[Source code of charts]
•••

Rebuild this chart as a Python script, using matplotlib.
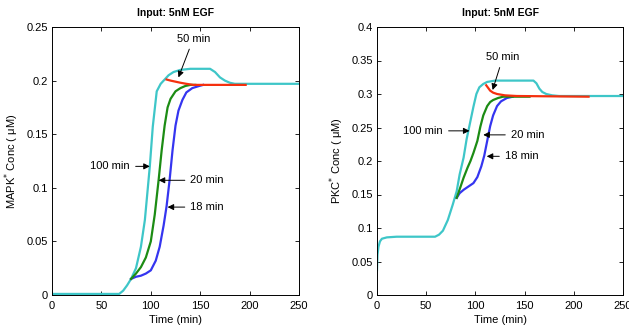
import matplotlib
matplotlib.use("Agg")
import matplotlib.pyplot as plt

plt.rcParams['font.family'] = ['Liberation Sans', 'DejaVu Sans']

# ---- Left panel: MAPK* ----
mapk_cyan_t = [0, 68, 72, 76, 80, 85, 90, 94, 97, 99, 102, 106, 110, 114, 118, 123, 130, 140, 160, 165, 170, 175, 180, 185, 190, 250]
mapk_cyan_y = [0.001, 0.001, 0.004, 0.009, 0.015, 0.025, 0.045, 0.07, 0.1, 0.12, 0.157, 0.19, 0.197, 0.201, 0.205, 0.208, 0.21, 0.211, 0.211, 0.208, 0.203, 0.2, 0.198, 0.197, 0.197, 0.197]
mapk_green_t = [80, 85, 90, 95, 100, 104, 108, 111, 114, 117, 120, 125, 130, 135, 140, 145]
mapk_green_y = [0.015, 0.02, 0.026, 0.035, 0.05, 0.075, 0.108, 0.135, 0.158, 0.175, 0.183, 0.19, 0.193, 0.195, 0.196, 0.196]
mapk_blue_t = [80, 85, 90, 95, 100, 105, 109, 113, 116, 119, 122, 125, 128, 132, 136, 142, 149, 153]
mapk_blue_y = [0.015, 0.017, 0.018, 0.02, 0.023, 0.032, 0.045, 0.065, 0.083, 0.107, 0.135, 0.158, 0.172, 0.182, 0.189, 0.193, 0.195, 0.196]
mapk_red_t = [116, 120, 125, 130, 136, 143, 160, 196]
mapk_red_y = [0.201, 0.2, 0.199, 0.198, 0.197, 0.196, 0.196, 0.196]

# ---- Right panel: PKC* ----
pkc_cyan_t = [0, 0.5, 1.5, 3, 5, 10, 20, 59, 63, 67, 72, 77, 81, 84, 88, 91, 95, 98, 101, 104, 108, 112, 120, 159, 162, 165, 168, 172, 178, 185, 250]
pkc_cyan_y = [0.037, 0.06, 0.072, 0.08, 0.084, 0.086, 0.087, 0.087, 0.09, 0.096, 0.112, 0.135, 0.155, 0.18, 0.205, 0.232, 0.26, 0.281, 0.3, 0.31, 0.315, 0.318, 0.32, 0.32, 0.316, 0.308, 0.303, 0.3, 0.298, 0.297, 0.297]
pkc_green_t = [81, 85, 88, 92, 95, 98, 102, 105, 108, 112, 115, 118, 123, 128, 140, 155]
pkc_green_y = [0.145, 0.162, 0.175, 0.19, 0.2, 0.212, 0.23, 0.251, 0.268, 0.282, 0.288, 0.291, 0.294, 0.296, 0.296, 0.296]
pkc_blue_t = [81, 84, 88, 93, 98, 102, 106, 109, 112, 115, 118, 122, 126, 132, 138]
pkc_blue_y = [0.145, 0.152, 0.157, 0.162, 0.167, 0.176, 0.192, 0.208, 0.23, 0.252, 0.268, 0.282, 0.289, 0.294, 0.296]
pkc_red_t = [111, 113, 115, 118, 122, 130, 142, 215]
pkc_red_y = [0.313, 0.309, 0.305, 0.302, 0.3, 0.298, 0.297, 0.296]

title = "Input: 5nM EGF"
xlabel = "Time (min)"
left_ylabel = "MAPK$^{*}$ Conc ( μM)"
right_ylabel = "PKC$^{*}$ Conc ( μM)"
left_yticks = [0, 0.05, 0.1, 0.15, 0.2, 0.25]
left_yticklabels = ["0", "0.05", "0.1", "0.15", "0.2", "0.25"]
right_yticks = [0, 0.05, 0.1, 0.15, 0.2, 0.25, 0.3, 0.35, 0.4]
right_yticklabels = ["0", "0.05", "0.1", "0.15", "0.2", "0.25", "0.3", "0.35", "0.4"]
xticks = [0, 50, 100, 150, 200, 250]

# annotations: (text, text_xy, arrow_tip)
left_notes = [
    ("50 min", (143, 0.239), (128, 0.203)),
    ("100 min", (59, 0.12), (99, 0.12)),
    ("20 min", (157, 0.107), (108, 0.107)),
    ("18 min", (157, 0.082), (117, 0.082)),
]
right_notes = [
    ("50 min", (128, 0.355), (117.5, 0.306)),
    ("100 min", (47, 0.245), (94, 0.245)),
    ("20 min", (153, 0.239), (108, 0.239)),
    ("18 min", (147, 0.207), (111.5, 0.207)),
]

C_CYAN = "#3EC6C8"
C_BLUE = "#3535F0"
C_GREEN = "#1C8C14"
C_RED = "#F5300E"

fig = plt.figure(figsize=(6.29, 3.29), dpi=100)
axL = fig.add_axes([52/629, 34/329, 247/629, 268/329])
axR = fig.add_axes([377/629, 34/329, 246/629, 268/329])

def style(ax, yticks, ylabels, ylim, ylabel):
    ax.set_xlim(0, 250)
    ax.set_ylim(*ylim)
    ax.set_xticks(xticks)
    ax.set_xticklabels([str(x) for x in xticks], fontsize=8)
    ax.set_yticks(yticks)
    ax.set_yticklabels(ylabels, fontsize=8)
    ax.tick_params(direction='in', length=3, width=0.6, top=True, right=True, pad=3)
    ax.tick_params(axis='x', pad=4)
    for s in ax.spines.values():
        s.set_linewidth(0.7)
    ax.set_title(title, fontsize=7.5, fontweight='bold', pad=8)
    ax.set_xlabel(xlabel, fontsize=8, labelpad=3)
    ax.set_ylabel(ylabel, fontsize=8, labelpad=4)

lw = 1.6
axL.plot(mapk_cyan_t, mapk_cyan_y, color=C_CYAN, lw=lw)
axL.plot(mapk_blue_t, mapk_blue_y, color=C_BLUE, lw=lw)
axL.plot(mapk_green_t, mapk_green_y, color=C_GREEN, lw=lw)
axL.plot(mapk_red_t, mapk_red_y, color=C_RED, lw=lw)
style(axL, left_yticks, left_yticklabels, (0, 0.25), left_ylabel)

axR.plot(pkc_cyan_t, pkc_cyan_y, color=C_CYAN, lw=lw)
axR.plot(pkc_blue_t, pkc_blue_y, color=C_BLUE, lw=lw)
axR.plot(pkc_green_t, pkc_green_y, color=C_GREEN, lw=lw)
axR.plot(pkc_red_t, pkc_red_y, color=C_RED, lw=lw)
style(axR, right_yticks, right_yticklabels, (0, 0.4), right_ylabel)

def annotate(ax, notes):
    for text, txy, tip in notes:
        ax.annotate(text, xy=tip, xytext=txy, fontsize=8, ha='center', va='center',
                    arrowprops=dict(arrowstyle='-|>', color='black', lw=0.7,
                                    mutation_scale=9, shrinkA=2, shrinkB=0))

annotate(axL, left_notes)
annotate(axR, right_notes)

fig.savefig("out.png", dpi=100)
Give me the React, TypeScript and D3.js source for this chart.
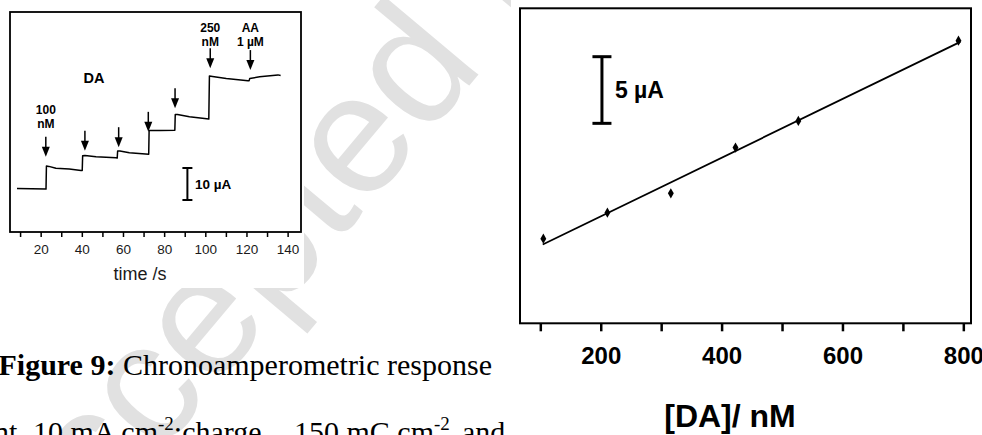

•••

• _EXERCISE PROMPT_: Reproduce all entries exactly. Pictures do not belong in the copy.

• _RESULT_:
Rebuild this chart as a Python script, using matplotlib.
import matplotlib
matplotlib.use("Agg")
import matplotlib.pyplot as plt

plt.rcParams['font.family'] = ['Liberation Sans', 'DejaVu Sans']

# ---- Left panel: MAPK* ----
mapk_cyan_t = [0, 68, 72, 76, 80, 85, 90, 94, 97, 99, 102, 106, 110, 114, 118, 123, 130, 140, 160, 165, 170, 175, 180, 185, 190, 250]
mapk_cyan_y = [0.001, 0.001, 0.004, 0.009, 0.015, 0.025, 0.045, 0.07, 0.1, 0.12, 0.157, 0.19, 0.197, 0.201, 0.205, 0.208, 0.21, 0.211, 0.211, 0.208, 0.203, 0.2, 0.198, 0.197, 0.197, 0.197]
mapk_green_t = [80, 85, 90, 95, 100, 104, 108, 111, 114, 117, 120, 125, 130, 135, 140, 145]
mapk_green_y = [0.015, 0.02, 0.026, 0.035, 0.05, 0.075, 0.108, 0.135, 0.158, 0.175, 0.183, 0.19, 0.193, 0.195, 0.196, 0.196]
mapk_blue_t = [80, 85, 90, 95, 100, 105, 109, 113, 116, 119, 122, 125, 128, 132, 136, 142, 149, 153]
mapk_blue_y = [0.015, 0.017, 0.018, 0.02, 0.023, 0.032, 0.045, 0.065, 0.083, 0.107, 0.135, 0.158, 0.172, 0.182, 0.189, 0.193, 0.195, 0.196]
mapk_red_t = [116, 120, 125, 130, 136, 143, 160, 196]
mapk_red_y = [0.201, 0.2, 0.199, 0.198, 0.197, 0.196, 0.196, 0.196]

# ---- Right panel: PKC* ----
pkc_cyan_t = [0, 0.5, 1.5, 3, 5, 10, 20, 59, 63, 67, 72, 77, 81, 84, 88, 91, 95, 98, 101, 104, 108, 112, 120, 159, 162, 165, 168, 172, 178, 185, 250]
pkc_cyan_y = [0.037, 0.06, 0.072, 0.08, 0.084, 0.086, 0.087, 0.087, 0.09, 0.096, 0.112, 0.135, 0.155, 0.18, 0.205, 0.232, 0.26, 0.281, 0.3, 0.31, 0.315, 0.318, 0.32, 0.32, 0.316, 0.308, 0.303, 0.3, 0.298, 0.297, 0.297]
pkc_green_t = [81, 85, 88, 92, 95, 98, 102, 105, 108, 112, 115, 118, 123, 128, 140, 155]
pkc_green_y = [0.145, 0.162, 0.175, 0.19, 0.2, 0.212, 0.23, 0.251, 0.268, 0.282, 0.288, 0.291, 0.294, 0.296, 0.296, 0.296]
pkc_blue_t = [81, 84, 88, 93, 98, 102, 106, 109, 112, 115, 118, 122, 126, 132, 138]
pkc_blue_y = [0.145, 0.152, 0.157, 0.162, 0.167, 0.176, 0.192, 0.208, 0.23, 0.252, 0.268, 0.282, 0.289, 0.294, 0.296]
pkc_red_t = [111, 113, 115, 118, 122, 130, 142, 215]
pkc_red_y = [0.313, 0.309, 0.305, 0.302, 0.3, 0.298, 0.297, 0.296]

title = "Input: 5nM EGF"
xlabel = "Time (min)"
left_ylabel = "MAPK$^{*}$ Conc ( μM)"
right_ylabel = "PKC$^{*}$ Conc ( μM)"
left_yticks = [0, 0.05, 0.1, 0.15, 0.2, 0.25]
left_yticklabels = ["0", "0.05", "0.1", "0.15", "0.2", "0.25"]
right_yticks = [0, 0.05, 0.1, 0.15, 0.2, 0.25, 0.3, 0.35, 0.4]
right_yticklabels = ["0", "0.05", "0.1", "0.15", "0.2", "0.25", "0.3", "0.35", "0.4"]
xticks = [0, 50, 100, 150, 200, 250]

# annotations: (text, text_xy, arrow_tip)
left_notes = [
    ("50 min", (143, 0.239), (128, 0.203)),
    ("100 min", (59, 0.12), (99, 0.12)),
    ("20 min", (157, 0.107), (108, 0.107)),
    ("18 min", (157, 0.082), (117, 0.082)),
]
right_notes = [
    ("50 min", (128, 0.355), (117.5, 0.306)),
    ("100 min", (47, 0.245), (94, 0.245)),
    ("20 min", (153, 0.239), (108, 0.239)),
    ("18 min", (147, 0.207), (111.5, 0.207)),
]

C_CYAN = "#3EC6C8"
C_BLUE = "#3535F0"
C_GREEN = "#1C8C14"
C_RED = "#F5300E"

fig = plt.figure(figsize=(6.29, 3.29), dpi=100)
axL = fig.add_axes([52/629, 34/329, 247/629, 268/329])
axR = fig.add_axes([377/629, 34/329, 246/629, 268/329])

def style(ax, yticks, ylabels, ylim, ylabel):
    ax.set_xlim(0, 250)
    ax.set_ylim(*ylim)
    ax.set_xticks(xticks)
    ax.set_xticklabels([str(x) for x in xticks], fontsize=8)
    ax.set_yticks(yticks)
    ax.set_yticklabels(ylabels, fontsize=8)
    ax.tick_params(direction='in', length=3, width=0.6, top=True, right=True, pad=3)
    ax.tick_params(axis='x', pad=4)
    for s in ax.spines.values():
        s.set_linewidth(0.7)
    ax.set_title(title, fontsize=7.5, fontweight='bold', pad=8)
    ax.set_xlabel(xlabel, fontsize=8, labelpad=3)
    ax.set_ylabel(ylabel, fontsize=8, labelpad=4)

lw = 1.6
axL.plot(mapk_cyan_t, mapk_cyan_y, color=C_CYAN, lw=lw)
axL.plot(mapk_blue_t, mapk_blue_y, color=C_BLUE, lw=lw)
axL.plot(mapk_green_t, mapk_green_y, color=C_GREEN, lw=lw)
axL.plot(mapk_red_t, mapk_red_y, color=C_RED, lw=lw)
style(axL, left_yticks, left_yticklabels, (0, 0.25), left_ylabel)

axR.plot(pkc_cyan_t, pkc_cyan_y, color=C_CYAN, lw=lw)
axR.plot(pkc_blue_t, pkc_blue_y, color=C_BLUE, lw=lw)
axR.plot(pkc_green_t, pkc_green_y, color=C_GREEN, lw=lw)
axR.plot(pkc_red_t, pkc_red_y, color=C_RED, lw=lw)
style(axR, right_yticks, right_yticklabels, (0, 0.4), right_ylabel)

def annotate(ax, notes):
    for text, txy, tip in notes:
        ax.annotate(text, xy=tip, xytext=txy, fontsize=8, ha='center', va='center',
                    arrowprops=dict(arrowstyle='-|>', color='black', lw=0.7,
                                    mutation_scale=9, shrinkA=2, shrinkB=0))

annotate(axL, left_notes)
annotate(axR, right_notes)

fig.savefig("out.png", dpi=100)
Give me the React, TypeScript and D3.js source for this chart.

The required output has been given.